Rows from a dataset of charts and code

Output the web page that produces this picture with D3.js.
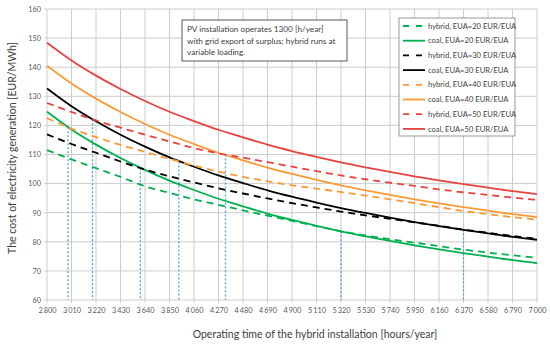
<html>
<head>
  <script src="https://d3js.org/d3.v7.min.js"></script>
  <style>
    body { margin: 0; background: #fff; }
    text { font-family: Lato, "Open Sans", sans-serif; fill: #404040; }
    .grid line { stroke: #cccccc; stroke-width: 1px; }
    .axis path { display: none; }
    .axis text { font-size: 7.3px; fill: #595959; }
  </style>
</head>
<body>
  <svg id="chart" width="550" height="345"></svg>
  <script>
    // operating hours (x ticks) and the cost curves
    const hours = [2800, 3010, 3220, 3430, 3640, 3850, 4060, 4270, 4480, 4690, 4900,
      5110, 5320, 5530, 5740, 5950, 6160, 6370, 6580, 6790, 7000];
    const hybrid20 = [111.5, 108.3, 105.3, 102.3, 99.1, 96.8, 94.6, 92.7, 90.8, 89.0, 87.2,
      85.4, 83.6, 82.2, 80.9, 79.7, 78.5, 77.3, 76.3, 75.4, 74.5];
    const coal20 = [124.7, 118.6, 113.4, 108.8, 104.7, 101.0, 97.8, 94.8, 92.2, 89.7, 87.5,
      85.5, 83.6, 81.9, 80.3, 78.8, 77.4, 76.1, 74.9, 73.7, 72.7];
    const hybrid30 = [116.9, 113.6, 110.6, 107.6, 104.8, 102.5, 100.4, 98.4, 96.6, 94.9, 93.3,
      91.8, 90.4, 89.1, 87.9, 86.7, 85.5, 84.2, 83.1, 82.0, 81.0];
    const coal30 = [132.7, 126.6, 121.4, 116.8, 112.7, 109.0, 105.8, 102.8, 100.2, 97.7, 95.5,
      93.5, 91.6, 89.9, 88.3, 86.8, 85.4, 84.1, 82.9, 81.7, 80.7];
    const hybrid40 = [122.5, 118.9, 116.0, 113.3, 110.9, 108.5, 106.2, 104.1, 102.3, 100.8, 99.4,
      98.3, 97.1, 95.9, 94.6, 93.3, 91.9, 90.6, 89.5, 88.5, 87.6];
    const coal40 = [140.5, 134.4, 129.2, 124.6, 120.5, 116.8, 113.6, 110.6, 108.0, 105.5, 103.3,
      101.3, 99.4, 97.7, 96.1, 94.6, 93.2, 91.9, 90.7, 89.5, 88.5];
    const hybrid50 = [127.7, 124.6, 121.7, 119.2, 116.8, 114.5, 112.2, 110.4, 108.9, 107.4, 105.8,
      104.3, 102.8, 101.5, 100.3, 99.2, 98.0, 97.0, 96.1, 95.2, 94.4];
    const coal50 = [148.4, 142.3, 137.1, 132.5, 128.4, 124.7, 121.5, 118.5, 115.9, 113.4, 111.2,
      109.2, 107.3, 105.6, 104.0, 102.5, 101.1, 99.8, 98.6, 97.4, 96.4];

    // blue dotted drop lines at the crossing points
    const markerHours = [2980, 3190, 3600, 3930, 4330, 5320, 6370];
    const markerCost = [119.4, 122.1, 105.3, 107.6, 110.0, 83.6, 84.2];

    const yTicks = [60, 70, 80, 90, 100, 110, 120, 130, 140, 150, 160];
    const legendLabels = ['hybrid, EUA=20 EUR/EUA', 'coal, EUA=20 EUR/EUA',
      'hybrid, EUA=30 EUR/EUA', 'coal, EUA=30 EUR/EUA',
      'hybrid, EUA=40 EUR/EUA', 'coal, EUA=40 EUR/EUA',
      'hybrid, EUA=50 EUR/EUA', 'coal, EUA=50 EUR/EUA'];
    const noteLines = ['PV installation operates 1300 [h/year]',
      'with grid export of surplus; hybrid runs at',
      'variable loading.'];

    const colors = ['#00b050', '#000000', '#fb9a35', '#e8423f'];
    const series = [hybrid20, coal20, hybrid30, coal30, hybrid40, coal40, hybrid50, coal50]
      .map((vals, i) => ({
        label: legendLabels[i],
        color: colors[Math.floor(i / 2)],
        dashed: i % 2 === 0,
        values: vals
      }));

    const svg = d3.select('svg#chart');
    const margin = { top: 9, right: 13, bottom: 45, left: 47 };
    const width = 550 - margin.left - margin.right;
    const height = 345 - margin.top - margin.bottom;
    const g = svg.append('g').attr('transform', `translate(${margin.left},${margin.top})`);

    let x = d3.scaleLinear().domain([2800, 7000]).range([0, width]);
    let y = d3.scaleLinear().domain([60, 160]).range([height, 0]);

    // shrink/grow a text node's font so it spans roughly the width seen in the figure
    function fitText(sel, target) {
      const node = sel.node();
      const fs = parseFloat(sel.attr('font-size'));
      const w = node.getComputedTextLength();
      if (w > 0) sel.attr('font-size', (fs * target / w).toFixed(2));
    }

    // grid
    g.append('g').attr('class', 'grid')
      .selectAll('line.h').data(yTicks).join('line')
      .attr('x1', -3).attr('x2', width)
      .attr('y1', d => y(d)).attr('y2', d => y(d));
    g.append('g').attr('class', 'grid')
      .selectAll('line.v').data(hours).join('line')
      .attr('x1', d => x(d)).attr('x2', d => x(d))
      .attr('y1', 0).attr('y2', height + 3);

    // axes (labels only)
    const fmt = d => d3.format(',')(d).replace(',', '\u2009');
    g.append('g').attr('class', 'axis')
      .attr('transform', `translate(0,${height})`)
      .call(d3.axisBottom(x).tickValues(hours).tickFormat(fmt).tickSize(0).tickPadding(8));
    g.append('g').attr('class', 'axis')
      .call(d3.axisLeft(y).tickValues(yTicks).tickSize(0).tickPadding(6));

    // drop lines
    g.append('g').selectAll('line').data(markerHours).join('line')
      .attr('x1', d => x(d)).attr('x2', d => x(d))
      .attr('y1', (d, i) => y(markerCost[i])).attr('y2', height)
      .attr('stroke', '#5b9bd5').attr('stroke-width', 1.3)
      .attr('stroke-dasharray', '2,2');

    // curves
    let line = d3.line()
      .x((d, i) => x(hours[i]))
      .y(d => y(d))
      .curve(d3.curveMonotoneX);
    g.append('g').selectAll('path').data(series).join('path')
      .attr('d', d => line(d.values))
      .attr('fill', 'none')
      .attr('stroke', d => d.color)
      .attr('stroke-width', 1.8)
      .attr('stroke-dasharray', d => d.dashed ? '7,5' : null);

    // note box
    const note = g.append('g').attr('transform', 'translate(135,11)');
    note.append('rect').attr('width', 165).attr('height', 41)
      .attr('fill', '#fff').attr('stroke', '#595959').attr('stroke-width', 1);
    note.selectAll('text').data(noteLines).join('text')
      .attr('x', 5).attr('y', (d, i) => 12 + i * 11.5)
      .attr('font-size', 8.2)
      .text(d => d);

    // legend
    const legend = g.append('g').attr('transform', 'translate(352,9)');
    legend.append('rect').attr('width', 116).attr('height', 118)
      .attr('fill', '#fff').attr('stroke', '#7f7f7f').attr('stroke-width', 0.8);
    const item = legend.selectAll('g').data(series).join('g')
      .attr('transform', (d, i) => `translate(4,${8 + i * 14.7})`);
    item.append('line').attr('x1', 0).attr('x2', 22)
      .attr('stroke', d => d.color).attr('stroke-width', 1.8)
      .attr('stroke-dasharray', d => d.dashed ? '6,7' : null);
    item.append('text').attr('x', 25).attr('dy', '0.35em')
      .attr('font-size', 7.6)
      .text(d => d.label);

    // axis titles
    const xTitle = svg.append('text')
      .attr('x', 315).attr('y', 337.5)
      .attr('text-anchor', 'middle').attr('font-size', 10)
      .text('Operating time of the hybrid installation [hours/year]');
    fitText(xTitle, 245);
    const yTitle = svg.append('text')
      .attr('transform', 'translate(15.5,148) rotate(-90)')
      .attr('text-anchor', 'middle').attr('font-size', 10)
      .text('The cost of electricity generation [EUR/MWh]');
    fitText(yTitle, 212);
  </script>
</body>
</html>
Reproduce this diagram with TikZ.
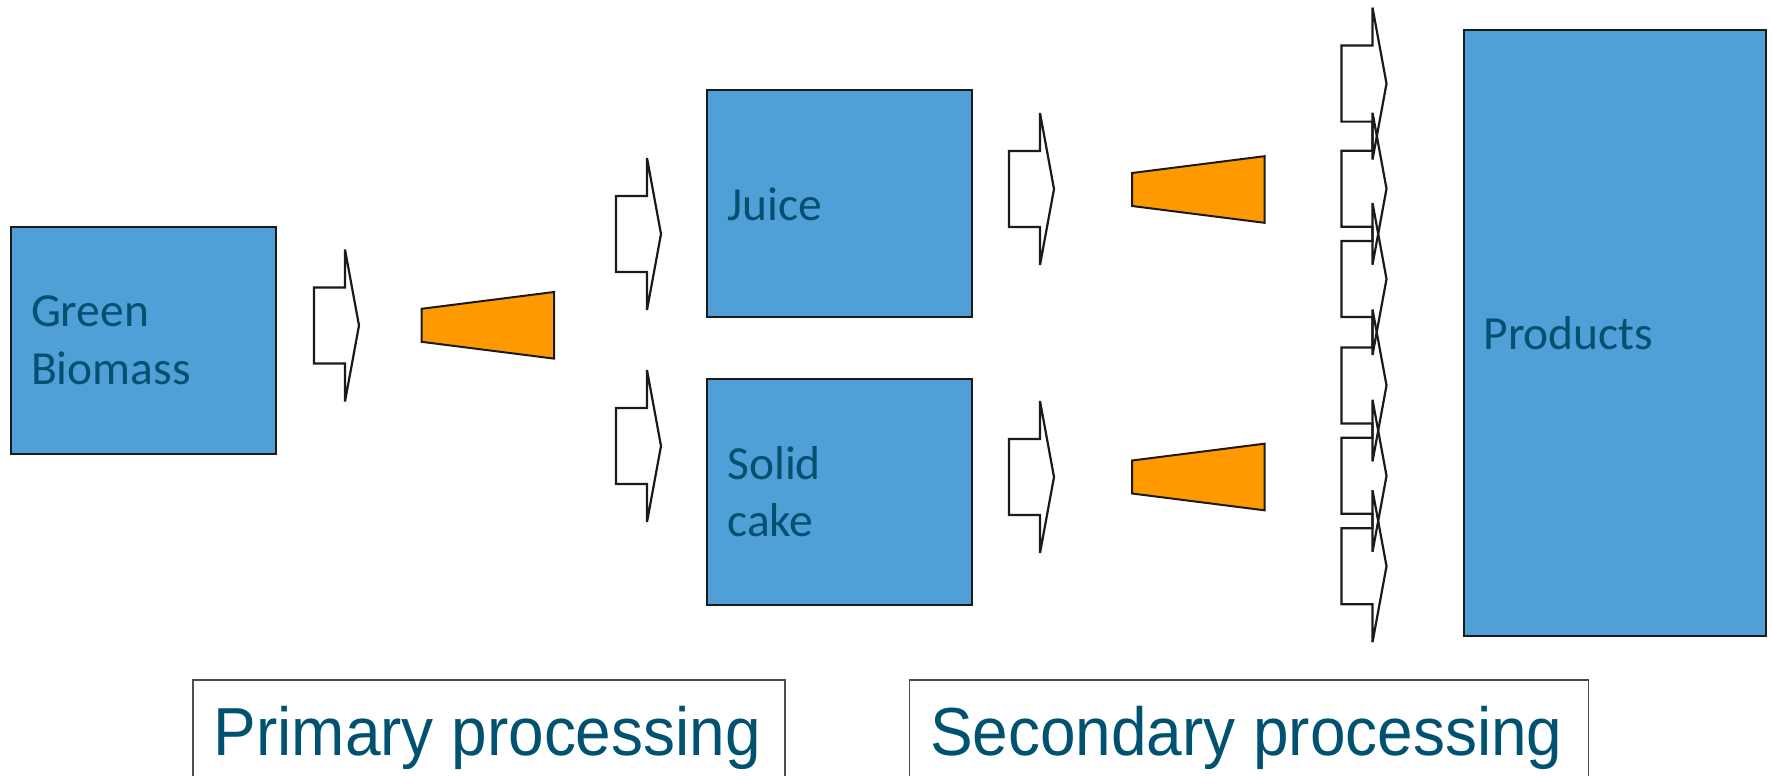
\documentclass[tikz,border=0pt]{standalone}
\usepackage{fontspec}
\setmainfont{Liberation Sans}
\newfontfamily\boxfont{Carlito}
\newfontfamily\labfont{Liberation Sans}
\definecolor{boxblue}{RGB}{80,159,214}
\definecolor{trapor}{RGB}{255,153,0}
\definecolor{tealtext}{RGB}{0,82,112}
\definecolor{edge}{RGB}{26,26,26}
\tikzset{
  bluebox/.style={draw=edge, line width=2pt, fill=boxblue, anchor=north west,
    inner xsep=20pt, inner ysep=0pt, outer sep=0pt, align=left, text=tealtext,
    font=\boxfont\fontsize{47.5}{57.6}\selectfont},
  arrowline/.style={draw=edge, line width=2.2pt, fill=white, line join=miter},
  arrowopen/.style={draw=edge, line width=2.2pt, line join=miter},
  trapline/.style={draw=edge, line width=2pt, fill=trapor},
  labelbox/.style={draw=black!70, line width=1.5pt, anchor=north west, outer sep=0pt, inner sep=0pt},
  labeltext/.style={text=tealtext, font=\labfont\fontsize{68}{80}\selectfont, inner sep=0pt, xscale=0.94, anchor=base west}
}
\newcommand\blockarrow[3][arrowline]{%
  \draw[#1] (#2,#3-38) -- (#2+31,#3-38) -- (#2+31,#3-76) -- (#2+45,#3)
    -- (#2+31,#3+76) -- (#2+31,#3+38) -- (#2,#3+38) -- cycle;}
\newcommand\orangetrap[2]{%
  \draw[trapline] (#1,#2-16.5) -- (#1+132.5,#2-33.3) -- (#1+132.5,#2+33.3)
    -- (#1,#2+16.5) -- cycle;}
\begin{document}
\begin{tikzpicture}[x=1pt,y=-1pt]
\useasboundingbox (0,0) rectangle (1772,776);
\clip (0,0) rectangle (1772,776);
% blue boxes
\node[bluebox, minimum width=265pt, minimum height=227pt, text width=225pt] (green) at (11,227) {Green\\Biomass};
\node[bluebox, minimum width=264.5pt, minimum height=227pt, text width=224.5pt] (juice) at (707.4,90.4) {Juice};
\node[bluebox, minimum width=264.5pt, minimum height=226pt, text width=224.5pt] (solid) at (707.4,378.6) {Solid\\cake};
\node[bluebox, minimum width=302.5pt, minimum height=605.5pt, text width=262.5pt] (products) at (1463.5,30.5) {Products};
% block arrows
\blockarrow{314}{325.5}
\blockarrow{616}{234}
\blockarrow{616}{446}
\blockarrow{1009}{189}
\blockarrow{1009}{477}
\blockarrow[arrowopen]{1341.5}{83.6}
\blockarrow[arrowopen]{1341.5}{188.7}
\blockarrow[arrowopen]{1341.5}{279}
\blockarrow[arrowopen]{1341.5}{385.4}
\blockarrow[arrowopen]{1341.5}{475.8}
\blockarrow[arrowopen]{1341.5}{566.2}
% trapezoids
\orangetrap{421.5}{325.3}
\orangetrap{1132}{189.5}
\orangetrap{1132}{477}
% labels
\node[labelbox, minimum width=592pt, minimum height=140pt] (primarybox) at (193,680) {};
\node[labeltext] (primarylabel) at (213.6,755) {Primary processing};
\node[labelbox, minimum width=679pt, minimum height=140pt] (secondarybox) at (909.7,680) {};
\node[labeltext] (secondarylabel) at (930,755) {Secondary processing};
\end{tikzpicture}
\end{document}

INSTRUCTION
Copy all lines of the listing above that contain the string "with".

THE RESULT
Output the web page that produces this picture with D3.js.
      'with grid export of surplus; hybrid runs at',
Reproduce this diagram with TikZ.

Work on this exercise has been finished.